Durval Ângelo Andrade

Um poema encantado: este também poderia ser o título do livro “A piracema da iara”, de Márcio Metzker, lançado pela Outubro Edições. É uma obra poética, mágica e provocativa, que sutilmente nos conduz por reflexões profundas sobre como a sociedade contemporânea tem “ferido de morte” a nossa “Mãe Terra”, os nossos povos originários, o povo empobrecido e oprimido. Grande jornalista, Márcio Metzker tem provado que é também um escritor de muito talento. E com uma boa dose de ousadia. Afinal, tem a coragem de se aventurar pelo “realismo fantástico” para tratar de temas tão concretos, arriscando-se em um estilo que grandes mestres, como Saramago, Jorge Luis Borges e Chico Buarque, tão bem desenvolveram.

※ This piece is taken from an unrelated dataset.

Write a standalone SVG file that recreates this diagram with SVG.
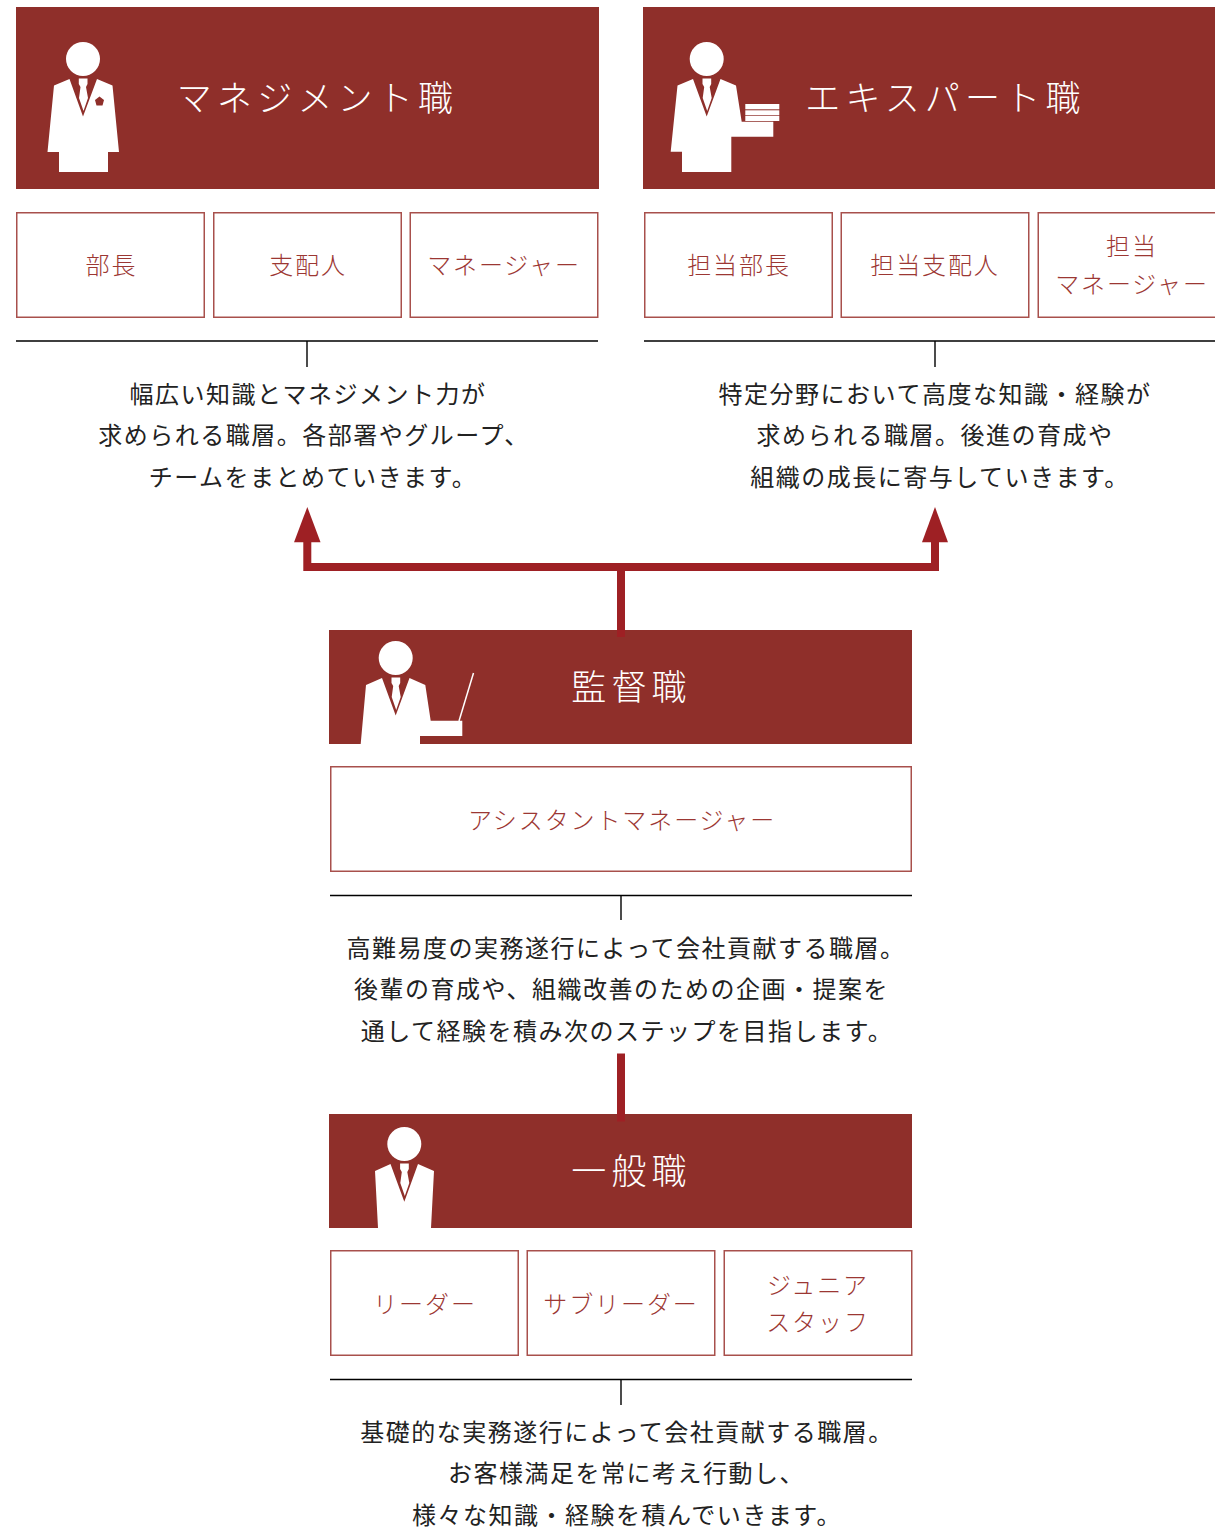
<svg xmlns="http://www.w3.org/2000/svg" width="1215" height="1529" viewBox="0 0 1215 1529">
<style>
text{font-family:"Noto Sans CJK JP","Noto Sans",sans-serif;text-anchor:middle}
.hd{fill:#8f2f2a}
.bx{fill:#fff;stroke:#a8504c;stroke-width:1.5}
.ti{fill:#fff;font-size:35px;letter-spacing:5.2px;font-weight:300}
.lb{fill:#9c3733;font-size:24px;letter-spacing:1.9px;font-weight:300}
.tx{fill:#222;font-size:24px;letter-spacing:1.5px;font-weight:400}
.w{fill:#fff}
.rl{stroke:#000;stroke-width:1.4;fill:none}
.cn{fill:none;stroke:#9e2024;stroke-width:8}
</style>
<defs>
<g id="upper">
<circle cx="0" cy="0" r="17" class="w"/>
<polygon class="w" points="-4.2,19.5 4.5,19.5 4.5,25 3,28 5,39 0.5,52 -4,39 -2.5,28 -4.2,25"/>
</g>
</defs>
<g id="node-management">
<rect class="hd" x="16" y="7" width="583" height="182"/>
<use href="#upper" x="83" y="59"/>
<polygon class="w" points="69.5,79 54,85.5 47.5,152 59,152 59,172 108,172 108,152 119,152 112.5,85.5 97,79 83,116.500"/>
<polygon class="hd" points="99.500,96.500 104,100 102.500,105.500 96.500,105.500 95,100"/>
<text class="ti" x="317.500" y="111">マネジメント職</text>
</g>
<g id="node-expert">
<rect class="hd" x="643" y="7" width="572" height="182"/>
<use href="#upper" x="706.700" y="59"/>
<polygon class="w" points="693,79 677.500,85.500 670.700,151.700 682,151.700 682,172 731.300,172 731.300,136.700 773.300,136.700 773.300,121.700 741.700,121.700 736,85.500 720.500,79 706.700,116.500"/>
<rect class="w" x="745.300" y="104" width="34" height="5.300"/>
<rect class="w" x="745.300" y="110.300" width="34" height="5"/>
<rect class="w" x="745.300" y="116" width="34" height="5"/>
<text class="ti" x="945.500" y="111">エキスパート職</text>
</g>
<g id="box-bucho"><rect class="bx" x="16.750" y="212.750" width="187.500" height="104.500"/><text class="lb" x="111.500" y="274">部長</text></g>
<g id="box-shihainin"><rect class="bx" x="213.750" y="212.750" width="187.500" height="104.500"/><text class="lb" x="308" y="274">支配人</text></g>
<g id="box-manager"><rect class="bx" x="410.250" y="212.750" width="187.500" height="104.500"/><text class="lb" x="504" y="274">マネージャー</text></g>
<g id="box-tanto-bucho"><rect class="bx" x="644.750" y="212.750" width="187.500" height="104.500"/><text class="lb" x="739" y="274">担当部長</text></g>
<g id="box-tanto-shihainin"><rect class="bx" x="841.250" y="212.750" width="187.500" height="104.500"/><text class="lb" x="935" y="274">担当支配人</text></g>
<g id="box-tanto-manager"><rect class="bx" x="1038.250" y="212.750" width="187.500" height="104.500"/><text class="lb" x="1132" y="255">担当</text><text class="lb" x="1132" y="293">マネージャー</text></g>
<g id="desc-management">
<path class="rl" d="M16 341H598M307 341V367"/>
<text class="tx" x="308" y="403">幅広い知識とマネジメント力が</text>
<text class="tx" x="314" y="444">求められる職層。各部署やグループ、</text>
<text class="tx" x="313" y="486">チームをまとめていきます。</text>
</g>
<g id="desc-expert">
<path class="rl" d="M644 341H1215M935 341V367"/>
<text class="tx" x="935" y="403">特定分野において高度な知識・経験が</text>
<text class="tx" x="935" y="444">求められる職層。後進の育成や</text>
<text class="tx" x="940" y="486">組織の成長に寄与していきます。</text>
</g>
<g id="node-supervisor">
<rect class="hd" x="329" y="630" width="583" height="114"/>
<use href="#upper" x="395.700" y="658"/>
<polygon class="w" points="382,678 366,685 360.700,744 420,744 420,736 462.300,736 462.300,720.700 430.700,720.700 425.300,685 409.500,678 395.700,715.500"/>
<path d="M459 721L473.500 673" stroke="#fff" stroke-width="1.500" fill="none"/>
<text class="ti" x="631.500" y="700">監督職</text>
</g>
<g id="box-assistant"><rect class="bx" x="330.750" y="766.750" width="580.500" height="104.500"/><text class="lb" x="622" y="829">アシスタントマネージャー</text></g>
<g id="desc-supervisor">
<path class="rl" d="M330 895.500H912M621 896V920"/>
<text class="tx" x="626" y="957">高難易度の実務遂行によって会社貢献する職層。</text>
<text class="tx" x="621.500" y="998">後輩の育成や、組織改善のための企画・提案を</text>
<text class="tx" x="627" y="1040">通して経験を積み次のステップを目指します。</text>
</g>
<g id="node-general">
<rect class="hd" x="329" y="1114" width="583" height="114"/>
<use href="#upper" x="404.300" y="1144"/>
<polygon class="w" points="390.500,1164 375,1171 378,1228 431,1228 434,1171 418,1164 404.300,1201.700"/>
<text class="ti" x="631.500" y="1184">一般職</text>
</g>
<g id="box-leader"><rect class="bx" x="330.750" y="1250.750" width="187.500" height="104.500"/><text class="lb" x="425" y="1313">リーダー</text></g>
<g id="box-subleader"><rect class="bx" x="527.250" y="1250.750" width="187.500" height="104.500"/><text class="lb" x="621" y="1313">サブリーダー</text></g>
<g id="box-junior"><rect class="bx" x="724.250" y="1250.750" width="187.500" height="104.500"/><text class="lb" x="818" y="1294">ジュニア</text><text class="lb" x="818" y="1331">スタッフ</text></g>
<g id="desc-general">
<path class="rl" d="M330 1379.500H912M621 1380V1405"/>
<text class="tx" x="627" y="1441">基礎的な実務遂行によって会社貢献する職層。</text>
<text class="tx" x="626.500" y="1482">お客様満足を常に考え行動し、</text>
<text class="tx" x="627" y="1524">様々な知識・経験を積んでいきます。</text>
</g>
<g id="connectors">
<path class="cn" d="M307.300 540V567H935V540"/>
<polygon fill="#9e2024" points="307.300,507 320.500,542.300 294,542.300"/>
<polygon fill="#9e2024" points="935,507 948,542.300 922,542.300"/>
<path class="cn" d="M621 570V637" stroke-width="7"/>
<path class="cn" d="M621 1053.500V1121.500"/>
</g>
</svg>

Na dedicatória que me fez, ao autografar o livro, Márcio já dá indícios dessa ousadia estilística: “Amigo Durval, aqui vai mais um coquetel de realidades entremeadas de fantasia. Espero que se identifique com ambas.” O texto revela muito do Márcio brilhante e engajado que conhecemos. De forma profunda, ele se debruça sobre uma realidade de devastação ambiental e levanta a bandeira da causa ecológica, em especial, da defesa do nosso Velho Chico, revisitando as muitas realidades que interagem com o rio.

É assim que nos fala do povo indígena Xacriabá e de toda a beleza dos modos de vida dos barranqueiros do Rio São Francisco. E trata de temas tão densos em uma linguagem encantada, que revela a sua imensa capacidade criativa e literária. Sim, eu me identifiquei. E não podia ser diferente. Márcio me pediu autorização para que um dos protagonistas fosse Frei Durval. O personagem – um frade, leigo, franciscano – foge do seminário para viver a realidade do povo e o compromisso com os mais pobres e esquecidos da sociedade. E se embrenha por nossas matas, margeando o rio, onde se encontra com o canto da iara.

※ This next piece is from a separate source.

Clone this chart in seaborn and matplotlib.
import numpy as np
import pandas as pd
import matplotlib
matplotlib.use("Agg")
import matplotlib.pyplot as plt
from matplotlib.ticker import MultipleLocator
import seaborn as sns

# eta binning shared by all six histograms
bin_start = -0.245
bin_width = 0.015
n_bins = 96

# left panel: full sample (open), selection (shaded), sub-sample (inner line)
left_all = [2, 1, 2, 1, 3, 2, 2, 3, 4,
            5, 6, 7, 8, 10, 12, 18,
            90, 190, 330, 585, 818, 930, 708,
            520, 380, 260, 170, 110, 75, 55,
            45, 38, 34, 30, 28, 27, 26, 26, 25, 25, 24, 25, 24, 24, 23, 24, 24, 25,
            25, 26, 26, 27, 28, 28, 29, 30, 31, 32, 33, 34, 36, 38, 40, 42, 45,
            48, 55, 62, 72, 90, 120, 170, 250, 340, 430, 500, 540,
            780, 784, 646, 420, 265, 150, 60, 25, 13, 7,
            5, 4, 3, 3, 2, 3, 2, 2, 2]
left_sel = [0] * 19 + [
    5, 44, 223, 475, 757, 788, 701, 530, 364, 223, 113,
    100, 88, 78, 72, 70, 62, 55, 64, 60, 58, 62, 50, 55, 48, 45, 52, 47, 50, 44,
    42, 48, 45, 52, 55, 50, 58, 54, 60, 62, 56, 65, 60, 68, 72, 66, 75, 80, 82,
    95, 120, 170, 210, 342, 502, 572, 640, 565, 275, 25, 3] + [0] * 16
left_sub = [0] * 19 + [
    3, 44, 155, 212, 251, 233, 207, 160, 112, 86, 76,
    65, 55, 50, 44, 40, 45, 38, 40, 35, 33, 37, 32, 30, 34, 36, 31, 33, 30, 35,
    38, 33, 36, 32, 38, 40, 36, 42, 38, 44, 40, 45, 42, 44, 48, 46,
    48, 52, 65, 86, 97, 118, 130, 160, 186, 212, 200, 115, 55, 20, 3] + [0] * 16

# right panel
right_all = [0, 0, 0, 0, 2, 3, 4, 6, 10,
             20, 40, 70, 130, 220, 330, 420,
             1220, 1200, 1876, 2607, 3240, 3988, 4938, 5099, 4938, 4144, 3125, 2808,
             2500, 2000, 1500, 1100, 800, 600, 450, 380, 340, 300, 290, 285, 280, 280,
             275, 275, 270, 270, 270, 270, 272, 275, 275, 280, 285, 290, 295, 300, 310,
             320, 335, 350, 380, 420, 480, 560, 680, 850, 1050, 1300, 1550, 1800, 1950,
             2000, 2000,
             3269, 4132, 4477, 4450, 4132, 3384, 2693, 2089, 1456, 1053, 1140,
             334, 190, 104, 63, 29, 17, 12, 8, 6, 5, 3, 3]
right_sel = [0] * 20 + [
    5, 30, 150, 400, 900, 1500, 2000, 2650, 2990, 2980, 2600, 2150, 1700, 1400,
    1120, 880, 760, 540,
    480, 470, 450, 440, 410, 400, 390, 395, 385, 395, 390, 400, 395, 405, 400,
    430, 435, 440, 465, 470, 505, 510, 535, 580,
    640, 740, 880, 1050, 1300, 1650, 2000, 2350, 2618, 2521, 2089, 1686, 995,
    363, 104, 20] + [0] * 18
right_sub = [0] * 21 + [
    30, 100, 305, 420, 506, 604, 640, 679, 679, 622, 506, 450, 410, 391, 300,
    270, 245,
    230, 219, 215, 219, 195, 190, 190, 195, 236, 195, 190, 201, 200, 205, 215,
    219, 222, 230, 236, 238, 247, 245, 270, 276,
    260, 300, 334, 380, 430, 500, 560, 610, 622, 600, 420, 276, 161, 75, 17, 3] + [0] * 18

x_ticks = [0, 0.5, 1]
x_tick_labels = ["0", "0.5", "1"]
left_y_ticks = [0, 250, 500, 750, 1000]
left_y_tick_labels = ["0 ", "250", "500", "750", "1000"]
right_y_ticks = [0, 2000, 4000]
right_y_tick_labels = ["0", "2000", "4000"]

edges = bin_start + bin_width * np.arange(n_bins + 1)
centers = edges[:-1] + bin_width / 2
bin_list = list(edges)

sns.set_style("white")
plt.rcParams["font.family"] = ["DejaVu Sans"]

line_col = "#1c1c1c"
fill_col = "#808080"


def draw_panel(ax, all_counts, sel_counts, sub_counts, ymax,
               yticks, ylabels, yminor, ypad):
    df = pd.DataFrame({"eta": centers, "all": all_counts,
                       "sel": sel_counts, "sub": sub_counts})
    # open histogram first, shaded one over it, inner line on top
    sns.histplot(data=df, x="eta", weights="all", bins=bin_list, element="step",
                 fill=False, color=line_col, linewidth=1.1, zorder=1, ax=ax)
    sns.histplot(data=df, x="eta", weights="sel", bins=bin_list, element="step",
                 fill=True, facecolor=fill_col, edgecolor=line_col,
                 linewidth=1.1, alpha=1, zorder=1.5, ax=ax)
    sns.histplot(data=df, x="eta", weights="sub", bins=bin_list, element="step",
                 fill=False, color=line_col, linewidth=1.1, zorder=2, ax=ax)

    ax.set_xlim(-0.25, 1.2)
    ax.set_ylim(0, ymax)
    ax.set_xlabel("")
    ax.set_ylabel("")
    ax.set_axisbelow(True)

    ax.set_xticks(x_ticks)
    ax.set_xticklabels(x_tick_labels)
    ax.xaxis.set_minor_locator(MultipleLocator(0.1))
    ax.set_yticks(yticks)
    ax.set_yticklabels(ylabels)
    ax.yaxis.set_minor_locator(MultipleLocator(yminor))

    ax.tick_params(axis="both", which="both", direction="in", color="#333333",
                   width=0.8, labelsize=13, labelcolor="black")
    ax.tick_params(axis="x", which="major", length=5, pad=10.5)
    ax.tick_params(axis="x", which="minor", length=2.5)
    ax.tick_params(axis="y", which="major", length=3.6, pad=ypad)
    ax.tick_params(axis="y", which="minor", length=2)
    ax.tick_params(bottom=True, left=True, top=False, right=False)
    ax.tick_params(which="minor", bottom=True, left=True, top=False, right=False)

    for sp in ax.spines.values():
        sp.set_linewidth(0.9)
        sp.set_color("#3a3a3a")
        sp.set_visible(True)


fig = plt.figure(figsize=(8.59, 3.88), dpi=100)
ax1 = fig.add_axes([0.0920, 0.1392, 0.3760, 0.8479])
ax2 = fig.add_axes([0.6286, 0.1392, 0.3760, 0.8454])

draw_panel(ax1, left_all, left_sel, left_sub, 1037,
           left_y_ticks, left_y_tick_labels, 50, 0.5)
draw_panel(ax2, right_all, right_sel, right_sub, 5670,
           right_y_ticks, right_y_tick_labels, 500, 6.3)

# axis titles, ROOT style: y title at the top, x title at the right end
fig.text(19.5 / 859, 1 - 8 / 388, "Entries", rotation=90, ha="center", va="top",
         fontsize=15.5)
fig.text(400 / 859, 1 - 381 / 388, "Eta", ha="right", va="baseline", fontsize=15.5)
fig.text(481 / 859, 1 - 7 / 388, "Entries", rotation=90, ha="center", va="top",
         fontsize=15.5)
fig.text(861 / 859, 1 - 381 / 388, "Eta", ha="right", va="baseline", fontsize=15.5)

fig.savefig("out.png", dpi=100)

Equilibrando-se entre a fantasia e o real, ele une um personagem da religião oficial a outro, do folclore brasileiro. E tempera tudo com porções generosas de denúncia social, em uma maravilhosa espiral de sensibilidade humana e compreensão da vida do povo e da sua luta pela sobrevivência. Apesar da inspiração em minha trajetória – em nossa luta pelos Direitos Humanos –, após ler o livro constatei: Frei Durval é, na verdade, o alter ego do autor. Sobretudo, “A Piracema da iara” é uma expressão do compromisso que ele sempre teve, como jornalista, com as lutas pelos Direitos Humanos, principalmente os direitos ambientais.

Márcio Metzker fez inúmeras coberturas dessas lutas quando, como deputado, eu respondia pela presidência da Comissão de Direitos Humanos da Assembleia Legislativa de Minas Gerais. Lembro-me especialmente de suas reportagens sobre a realidade dos índios Xacriabá, das comunidades quilombolas, dos barranqueiros e dos geraiseiros. Por sinal, também estivemos juntos no Nordeste, acompanhando a luta em defesa do Velho Chico protagonizada por Dom Luís Cappio, outro personagem emblemático do livro.

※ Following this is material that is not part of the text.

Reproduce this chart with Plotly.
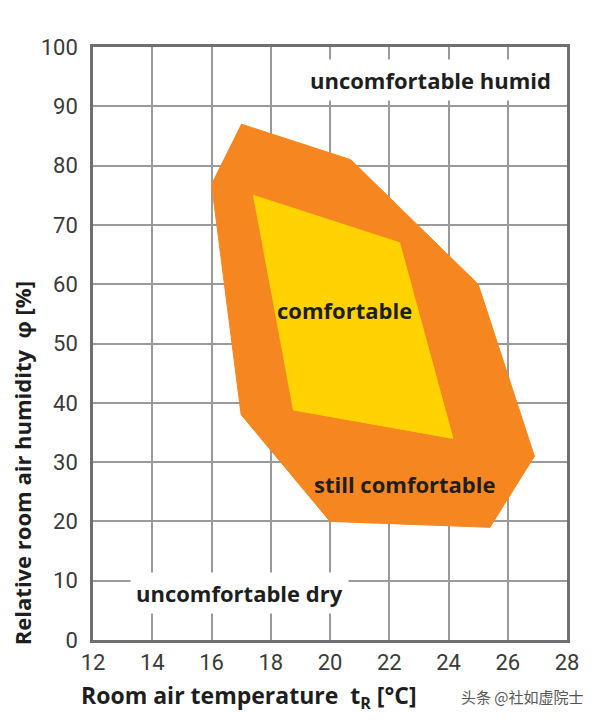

O escritor norte-americano Paul Auster tinha razão: a literatura “é o único lugar, no mundo, onde dois estranhos podem se encontrar em absoluta intimidade”. Se Frei Durval é a expressão do compromisso e da militância do autor em defesa da vida, o canto da iara representa o encanto dessa luta: o despertar de um mundo mágico que está bem perto de nós. Parabéns, Márcio! Você acertou na veia.

Durval Ângelo Andrade é professor, escritor, ex-presidente da Comissão de Direitos Humanos da Assembleia Legislativa de Minas Gerais, conselheiro e atual vice-presidente do Tribunal de Contas de Minas Gerais.